Challenge: Repeat everything from the first line of the listing below through the line that contains "plt.rcParams['font.family'] = ['Liberation", exactly. Leave out pictures.

Supplied information:
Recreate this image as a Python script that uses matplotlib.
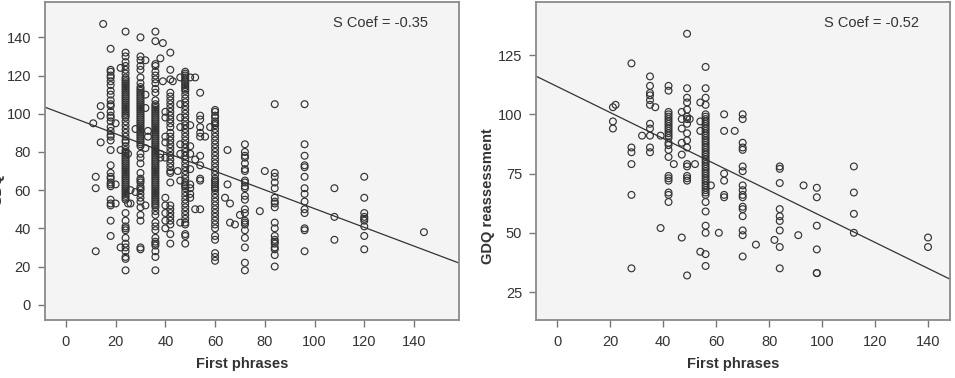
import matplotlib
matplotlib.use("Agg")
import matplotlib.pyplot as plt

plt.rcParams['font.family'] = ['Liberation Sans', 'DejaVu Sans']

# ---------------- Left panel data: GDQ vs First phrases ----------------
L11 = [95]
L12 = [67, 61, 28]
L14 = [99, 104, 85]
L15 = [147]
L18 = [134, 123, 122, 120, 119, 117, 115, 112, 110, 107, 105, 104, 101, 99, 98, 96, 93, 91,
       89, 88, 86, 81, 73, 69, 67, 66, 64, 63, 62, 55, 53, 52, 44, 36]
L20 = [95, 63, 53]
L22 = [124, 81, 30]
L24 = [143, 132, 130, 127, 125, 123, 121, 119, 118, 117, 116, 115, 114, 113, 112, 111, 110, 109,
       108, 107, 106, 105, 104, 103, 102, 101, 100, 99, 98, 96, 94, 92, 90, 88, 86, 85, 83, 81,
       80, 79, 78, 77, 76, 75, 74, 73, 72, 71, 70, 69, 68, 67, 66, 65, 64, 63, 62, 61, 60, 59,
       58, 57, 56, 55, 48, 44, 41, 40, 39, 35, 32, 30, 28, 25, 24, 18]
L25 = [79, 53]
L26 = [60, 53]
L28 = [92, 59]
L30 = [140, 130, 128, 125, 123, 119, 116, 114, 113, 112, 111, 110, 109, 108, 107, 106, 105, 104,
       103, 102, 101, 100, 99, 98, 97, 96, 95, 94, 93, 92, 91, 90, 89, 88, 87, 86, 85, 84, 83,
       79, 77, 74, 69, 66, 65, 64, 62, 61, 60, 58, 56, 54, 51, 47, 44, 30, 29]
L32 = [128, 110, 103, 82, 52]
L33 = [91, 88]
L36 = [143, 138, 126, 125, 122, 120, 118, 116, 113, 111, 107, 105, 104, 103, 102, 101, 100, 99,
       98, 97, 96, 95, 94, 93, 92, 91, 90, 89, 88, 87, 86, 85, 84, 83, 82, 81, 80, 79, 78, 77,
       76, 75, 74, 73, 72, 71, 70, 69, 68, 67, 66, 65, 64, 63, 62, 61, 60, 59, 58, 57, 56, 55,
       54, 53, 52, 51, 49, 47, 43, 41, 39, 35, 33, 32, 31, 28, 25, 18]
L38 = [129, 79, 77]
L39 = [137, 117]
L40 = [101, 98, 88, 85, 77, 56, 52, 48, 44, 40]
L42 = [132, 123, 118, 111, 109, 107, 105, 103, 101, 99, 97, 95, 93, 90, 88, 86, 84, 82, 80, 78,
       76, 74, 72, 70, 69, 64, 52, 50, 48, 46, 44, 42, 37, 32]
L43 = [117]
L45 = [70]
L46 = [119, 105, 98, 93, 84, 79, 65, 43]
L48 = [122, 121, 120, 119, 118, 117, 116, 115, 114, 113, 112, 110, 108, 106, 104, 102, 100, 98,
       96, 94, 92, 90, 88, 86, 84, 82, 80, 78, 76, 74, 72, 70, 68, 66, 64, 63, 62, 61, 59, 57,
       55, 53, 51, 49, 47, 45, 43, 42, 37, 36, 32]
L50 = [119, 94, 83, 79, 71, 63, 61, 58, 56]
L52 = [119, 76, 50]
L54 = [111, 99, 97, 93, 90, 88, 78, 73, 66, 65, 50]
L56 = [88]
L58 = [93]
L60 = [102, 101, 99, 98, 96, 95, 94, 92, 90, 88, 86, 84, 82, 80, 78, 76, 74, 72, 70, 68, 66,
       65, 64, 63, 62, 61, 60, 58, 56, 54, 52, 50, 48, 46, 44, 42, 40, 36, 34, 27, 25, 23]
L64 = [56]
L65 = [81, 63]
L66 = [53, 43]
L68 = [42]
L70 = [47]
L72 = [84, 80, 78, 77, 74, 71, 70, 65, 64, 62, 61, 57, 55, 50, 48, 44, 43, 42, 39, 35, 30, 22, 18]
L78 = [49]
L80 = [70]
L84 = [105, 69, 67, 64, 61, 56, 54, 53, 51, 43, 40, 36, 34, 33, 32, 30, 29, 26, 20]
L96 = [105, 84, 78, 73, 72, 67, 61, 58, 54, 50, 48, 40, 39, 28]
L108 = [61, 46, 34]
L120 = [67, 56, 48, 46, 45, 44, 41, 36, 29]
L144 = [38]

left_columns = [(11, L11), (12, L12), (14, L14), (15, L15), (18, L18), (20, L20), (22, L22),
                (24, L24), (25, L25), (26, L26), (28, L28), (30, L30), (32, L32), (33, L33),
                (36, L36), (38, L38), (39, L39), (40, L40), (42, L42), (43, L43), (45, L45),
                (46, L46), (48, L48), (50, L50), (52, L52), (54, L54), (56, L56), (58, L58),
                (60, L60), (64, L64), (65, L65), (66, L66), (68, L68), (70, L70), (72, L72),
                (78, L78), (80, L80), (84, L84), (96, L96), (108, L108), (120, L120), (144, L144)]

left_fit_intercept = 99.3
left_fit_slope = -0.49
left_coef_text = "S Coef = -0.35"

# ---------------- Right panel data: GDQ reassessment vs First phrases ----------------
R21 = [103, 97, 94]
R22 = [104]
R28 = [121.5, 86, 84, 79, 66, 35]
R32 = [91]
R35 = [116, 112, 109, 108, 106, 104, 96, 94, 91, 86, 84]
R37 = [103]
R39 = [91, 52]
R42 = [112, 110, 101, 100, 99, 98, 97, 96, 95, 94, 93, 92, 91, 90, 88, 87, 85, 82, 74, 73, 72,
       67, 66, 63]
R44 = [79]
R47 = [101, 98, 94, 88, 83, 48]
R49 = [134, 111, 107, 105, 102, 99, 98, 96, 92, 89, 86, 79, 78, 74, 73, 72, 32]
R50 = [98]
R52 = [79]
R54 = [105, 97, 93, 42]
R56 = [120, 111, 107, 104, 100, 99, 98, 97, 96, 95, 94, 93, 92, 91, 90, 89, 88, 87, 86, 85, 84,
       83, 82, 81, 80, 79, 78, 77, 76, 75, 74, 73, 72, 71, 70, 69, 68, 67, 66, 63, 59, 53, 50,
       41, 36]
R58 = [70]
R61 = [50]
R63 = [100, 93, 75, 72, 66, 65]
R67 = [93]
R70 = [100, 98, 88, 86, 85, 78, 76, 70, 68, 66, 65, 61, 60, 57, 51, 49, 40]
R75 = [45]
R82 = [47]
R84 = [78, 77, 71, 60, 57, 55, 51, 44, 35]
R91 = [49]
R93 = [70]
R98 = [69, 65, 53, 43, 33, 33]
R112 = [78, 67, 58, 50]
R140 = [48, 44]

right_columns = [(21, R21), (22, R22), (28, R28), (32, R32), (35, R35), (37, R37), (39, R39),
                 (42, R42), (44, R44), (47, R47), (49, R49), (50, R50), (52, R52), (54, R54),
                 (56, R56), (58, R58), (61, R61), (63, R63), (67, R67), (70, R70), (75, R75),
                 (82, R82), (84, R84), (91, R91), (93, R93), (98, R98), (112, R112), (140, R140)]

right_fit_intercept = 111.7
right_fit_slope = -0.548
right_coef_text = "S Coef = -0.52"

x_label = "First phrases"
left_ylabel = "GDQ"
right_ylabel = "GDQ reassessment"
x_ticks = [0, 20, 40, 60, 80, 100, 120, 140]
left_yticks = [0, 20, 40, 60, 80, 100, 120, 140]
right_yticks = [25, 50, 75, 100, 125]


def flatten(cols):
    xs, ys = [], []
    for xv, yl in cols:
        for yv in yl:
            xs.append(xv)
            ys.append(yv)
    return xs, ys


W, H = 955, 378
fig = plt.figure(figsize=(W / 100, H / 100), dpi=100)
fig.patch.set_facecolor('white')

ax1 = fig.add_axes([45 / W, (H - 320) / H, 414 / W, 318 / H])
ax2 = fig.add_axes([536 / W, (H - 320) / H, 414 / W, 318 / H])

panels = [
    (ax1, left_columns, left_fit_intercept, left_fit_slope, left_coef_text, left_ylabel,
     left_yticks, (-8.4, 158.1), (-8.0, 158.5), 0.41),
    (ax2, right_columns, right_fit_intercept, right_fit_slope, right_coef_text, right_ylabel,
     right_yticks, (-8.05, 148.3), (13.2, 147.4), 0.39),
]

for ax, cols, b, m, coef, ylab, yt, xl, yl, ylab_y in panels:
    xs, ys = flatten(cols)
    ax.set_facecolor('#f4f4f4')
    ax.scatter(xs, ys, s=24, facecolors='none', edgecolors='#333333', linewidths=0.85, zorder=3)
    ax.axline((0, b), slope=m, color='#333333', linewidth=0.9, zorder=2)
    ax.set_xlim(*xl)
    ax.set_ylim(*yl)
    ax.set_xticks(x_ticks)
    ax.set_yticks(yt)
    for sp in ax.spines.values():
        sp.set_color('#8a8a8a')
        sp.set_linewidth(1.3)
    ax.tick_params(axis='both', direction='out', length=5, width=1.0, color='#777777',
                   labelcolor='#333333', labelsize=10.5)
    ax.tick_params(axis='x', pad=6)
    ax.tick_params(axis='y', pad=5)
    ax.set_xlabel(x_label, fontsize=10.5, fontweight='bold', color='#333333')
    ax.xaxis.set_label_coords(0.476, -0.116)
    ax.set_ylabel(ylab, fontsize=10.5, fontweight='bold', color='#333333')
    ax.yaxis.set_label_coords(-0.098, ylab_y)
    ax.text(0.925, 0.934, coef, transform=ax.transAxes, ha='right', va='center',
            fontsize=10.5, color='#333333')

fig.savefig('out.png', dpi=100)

Full solution:
Recreate this image as a Python script that uses matplotlib.
import matplotlib
matplotlib.use("Agg")
import matplotlib.pyplot as plt

plt.rcParams['font.family'] = ['Liberation Sans', 'DejaVu Sans']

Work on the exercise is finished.